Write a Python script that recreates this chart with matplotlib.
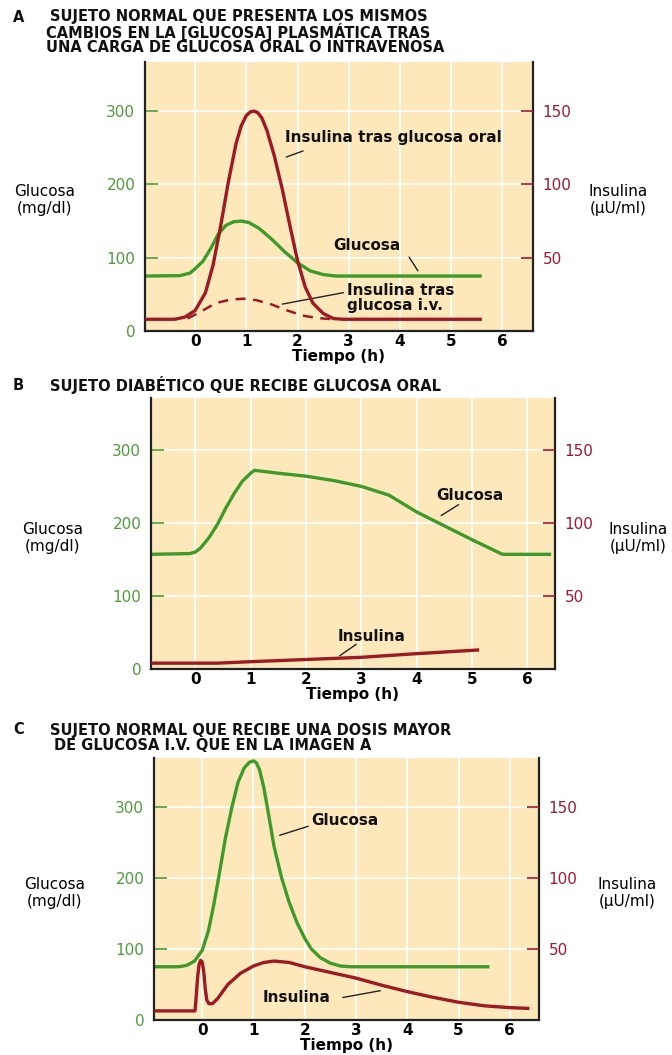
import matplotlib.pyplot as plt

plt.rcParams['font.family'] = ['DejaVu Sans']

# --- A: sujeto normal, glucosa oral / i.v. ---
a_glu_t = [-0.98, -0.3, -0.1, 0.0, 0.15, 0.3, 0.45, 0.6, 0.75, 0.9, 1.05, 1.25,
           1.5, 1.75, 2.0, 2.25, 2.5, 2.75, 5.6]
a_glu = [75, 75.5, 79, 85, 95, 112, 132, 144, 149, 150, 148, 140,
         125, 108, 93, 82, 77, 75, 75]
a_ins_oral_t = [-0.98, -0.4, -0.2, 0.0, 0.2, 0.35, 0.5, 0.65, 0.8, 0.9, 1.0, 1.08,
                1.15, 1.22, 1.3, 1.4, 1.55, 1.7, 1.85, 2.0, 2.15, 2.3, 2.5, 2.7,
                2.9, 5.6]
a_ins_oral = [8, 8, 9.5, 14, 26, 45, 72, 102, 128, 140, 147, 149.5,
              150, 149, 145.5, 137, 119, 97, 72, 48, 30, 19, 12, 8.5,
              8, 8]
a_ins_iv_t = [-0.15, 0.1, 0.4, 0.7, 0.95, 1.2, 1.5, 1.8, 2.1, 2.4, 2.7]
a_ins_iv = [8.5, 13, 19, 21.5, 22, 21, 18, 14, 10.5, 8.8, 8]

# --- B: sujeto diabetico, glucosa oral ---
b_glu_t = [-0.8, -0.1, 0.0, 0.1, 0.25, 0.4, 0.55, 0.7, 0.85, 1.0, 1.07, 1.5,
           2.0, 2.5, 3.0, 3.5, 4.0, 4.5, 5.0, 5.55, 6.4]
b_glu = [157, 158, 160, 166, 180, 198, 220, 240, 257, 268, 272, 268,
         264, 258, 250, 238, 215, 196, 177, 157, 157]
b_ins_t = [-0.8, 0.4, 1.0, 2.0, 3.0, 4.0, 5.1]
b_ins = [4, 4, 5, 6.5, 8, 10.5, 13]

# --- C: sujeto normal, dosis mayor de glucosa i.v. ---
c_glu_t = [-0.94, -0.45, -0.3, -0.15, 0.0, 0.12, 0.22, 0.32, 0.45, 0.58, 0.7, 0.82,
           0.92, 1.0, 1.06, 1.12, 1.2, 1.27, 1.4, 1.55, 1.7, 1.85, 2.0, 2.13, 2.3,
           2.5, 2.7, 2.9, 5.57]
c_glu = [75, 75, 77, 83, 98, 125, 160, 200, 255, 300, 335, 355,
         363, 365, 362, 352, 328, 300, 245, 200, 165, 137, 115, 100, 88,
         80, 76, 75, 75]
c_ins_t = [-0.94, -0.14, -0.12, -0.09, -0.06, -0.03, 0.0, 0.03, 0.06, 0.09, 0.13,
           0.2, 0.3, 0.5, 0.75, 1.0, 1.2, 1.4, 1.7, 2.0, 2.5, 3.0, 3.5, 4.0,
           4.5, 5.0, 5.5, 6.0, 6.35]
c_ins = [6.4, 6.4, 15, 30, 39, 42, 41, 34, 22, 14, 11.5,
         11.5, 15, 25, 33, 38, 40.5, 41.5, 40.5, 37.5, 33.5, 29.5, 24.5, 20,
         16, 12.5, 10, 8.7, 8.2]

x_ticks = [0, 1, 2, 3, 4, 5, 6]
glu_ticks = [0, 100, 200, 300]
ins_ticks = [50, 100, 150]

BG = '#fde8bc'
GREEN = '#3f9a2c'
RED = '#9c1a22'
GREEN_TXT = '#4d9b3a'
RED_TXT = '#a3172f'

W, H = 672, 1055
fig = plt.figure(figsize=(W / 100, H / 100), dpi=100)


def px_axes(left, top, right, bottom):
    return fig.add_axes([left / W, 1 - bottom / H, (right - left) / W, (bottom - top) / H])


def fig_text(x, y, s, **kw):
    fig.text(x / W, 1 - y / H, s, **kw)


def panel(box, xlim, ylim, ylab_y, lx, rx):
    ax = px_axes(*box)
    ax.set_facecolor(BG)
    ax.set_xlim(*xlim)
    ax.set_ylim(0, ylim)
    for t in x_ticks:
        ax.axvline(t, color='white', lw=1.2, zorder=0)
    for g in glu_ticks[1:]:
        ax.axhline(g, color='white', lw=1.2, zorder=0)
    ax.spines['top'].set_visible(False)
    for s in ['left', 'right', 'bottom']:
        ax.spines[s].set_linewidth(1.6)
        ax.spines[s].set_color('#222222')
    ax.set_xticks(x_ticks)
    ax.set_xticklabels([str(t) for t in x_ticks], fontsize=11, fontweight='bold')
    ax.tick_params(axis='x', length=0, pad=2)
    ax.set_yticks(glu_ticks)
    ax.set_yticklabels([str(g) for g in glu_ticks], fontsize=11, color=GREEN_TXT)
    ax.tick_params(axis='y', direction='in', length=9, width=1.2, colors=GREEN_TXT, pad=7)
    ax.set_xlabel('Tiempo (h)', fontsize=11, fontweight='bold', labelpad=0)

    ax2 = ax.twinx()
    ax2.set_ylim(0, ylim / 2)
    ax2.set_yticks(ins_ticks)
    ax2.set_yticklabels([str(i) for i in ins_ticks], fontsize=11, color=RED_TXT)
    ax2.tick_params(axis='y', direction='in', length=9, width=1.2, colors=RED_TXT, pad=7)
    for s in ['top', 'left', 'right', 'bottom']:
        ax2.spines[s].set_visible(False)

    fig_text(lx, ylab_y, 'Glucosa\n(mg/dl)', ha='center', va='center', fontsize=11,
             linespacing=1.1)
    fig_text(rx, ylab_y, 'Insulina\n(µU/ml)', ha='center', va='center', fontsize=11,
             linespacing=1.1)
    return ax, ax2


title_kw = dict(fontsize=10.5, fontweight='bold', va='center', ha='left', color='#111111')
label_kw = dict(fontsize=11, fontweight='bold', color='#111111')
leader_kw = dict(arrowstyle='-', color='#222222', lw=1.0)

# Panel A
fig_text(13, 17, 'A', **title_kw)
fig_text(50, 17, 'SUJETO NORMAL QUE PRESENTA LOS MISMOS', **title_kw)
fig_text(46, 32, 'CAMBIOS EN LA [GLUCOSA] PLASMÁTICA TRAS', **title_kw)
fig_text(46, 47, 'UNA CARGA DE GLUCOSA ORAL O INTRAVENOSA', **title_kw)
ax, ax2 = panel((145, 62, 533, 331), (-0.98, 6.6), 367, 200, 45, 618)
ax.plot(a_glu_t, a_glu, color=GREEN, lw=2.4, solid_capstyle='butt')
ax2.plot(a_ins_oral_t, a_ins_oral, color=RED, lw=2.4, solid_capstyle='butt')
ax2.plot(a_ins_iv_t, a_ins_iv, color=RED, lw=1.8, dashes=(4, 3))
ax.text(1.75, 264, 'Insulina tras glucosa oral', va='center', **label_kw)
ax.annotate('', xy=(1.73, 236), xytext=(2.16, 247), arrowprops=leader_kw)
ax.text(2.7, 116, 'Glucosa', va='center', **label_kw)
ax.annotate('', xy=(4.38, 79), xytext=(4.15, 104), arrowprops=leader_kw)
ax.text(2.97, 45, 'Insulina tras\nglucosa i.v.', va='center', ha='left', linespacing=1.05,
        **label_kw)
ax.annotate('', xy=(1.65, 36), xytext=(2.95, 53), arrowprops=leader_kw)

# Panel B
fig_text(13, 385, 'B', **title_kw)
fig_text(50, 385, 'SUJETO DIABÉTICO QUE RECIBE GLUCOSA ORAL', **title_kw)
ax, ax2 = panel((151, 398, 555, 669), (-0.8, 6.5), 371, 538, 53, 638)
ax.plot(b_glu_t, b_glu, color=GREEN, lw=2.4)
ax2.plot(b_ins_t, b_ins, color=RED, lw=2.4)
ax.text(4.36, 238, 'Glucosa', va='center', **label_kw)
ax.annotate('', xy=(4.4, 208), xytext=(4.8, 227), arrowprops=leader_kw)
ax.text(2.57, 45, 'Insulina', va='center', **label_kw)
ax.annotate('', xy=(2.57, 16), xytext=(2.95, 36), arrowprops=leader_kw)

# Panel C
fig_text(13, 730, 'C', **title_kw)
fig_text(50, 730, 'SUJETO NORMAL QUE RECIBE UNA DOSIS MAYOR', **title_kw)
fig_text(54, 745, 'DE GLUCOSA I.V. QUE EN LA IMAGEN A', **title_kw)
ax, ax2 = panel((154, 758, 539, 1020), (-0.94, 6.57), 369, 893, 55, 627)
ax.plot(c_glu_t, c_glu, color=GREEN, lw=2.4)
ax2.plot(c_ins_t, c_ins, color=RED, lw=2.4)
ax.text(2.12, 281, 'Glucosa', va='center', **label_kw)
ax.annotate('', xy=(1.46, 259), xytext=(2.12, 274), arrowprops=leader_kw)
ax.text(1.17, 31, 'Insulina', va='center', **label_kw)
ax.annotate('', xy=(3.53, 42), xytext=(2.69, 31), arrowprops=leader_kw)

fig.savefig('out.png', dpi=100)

» **Given problem**
Without any pictures, reproduce the lines from the first one in the material through the line that has "plt.rcParams['font.family'] = ['DejaVu Sans']", exactly as they appear.

» **Exercise response**
Write a Python script that recreates this chart with matplotlib.
import matplotlib.pyplot as plt

plt.rcParams['font.family'] = ['DejaVu Sans']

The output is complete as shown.